I don’t think you can reduce the human to a system in many ways, not in the way that these engineers do that. The typical engineer here thinks a system is, electrons will go through a wire pretty consistently in a black-and-white way, and fluid will go through a tube. Humans are not predictable . . . you have to account for human variability and unpredictability. . . . We advocate for the gray areas here.

While I was there, an HDC-affiliated Danish designer working on mock-ups in Building 29 collaborated with an HDC worker to advocate for the human to be considered a design “subsystem.” This argument considers the entire habitat to be full of vitally enjoined systems. But in such views the human-as-system cannot be easily quantified or centered. Once again, it falls into the conceptual spatial gaps that anthropologist of place making Kathleen Stewart calls “ideas as ideals,” rich with maneuver room but also haunted by fears that needs and desires might stay “just talk.” In JSC design work, the human system is a metrically defined space-requiring organism but also a Western liberal subject with, as one young white male HDC intern told me, a set of “diverse” properties and needs. People work with the idea that such needs can be anticipated through expert knowledge and verified through the use of astronauts as embodied test-case advisers. (Olson)

Overall the community at HDC felt that the International Space Station was not a good example of design, and stressed the importance of how designs can enhance the amount and quality of experiments from such orbiting laboratories.

"Every astronaut on ISS [is] dealing with bad design all day long. And there’s no time to do science, which is what the taxpayer thinks we’re doing up there. . . . NASA was born out of the can-do test pilot spirit, and that’s a wonderful thing, and it’s our heritage, but I think there needs to also be a transition towards these aspects of lliving in space." - Middle-aged white male team manager at HDC

The challenges are worthy with potential impact beneficial to human health safety and efficiency. 
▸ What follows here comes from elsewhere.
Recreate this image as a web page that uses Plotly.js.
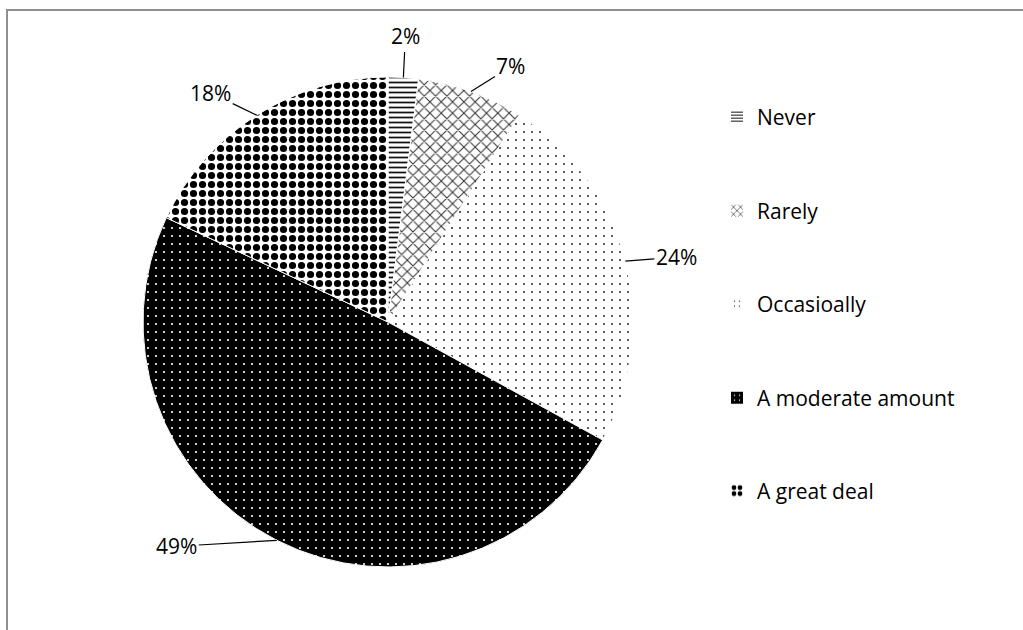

Chris, a young white male graduate of the Rhode Island School of Design, spoke to me from across his drafting table one day with a pencil stuck in his mouth, telling me he was hopeful about work on “real-world problems such as how to create a space that is perceived as being very wide and having a lot of volume, and in reality it’s actually an idealized volume, really tiny. Because that’s gonna make design history right there.”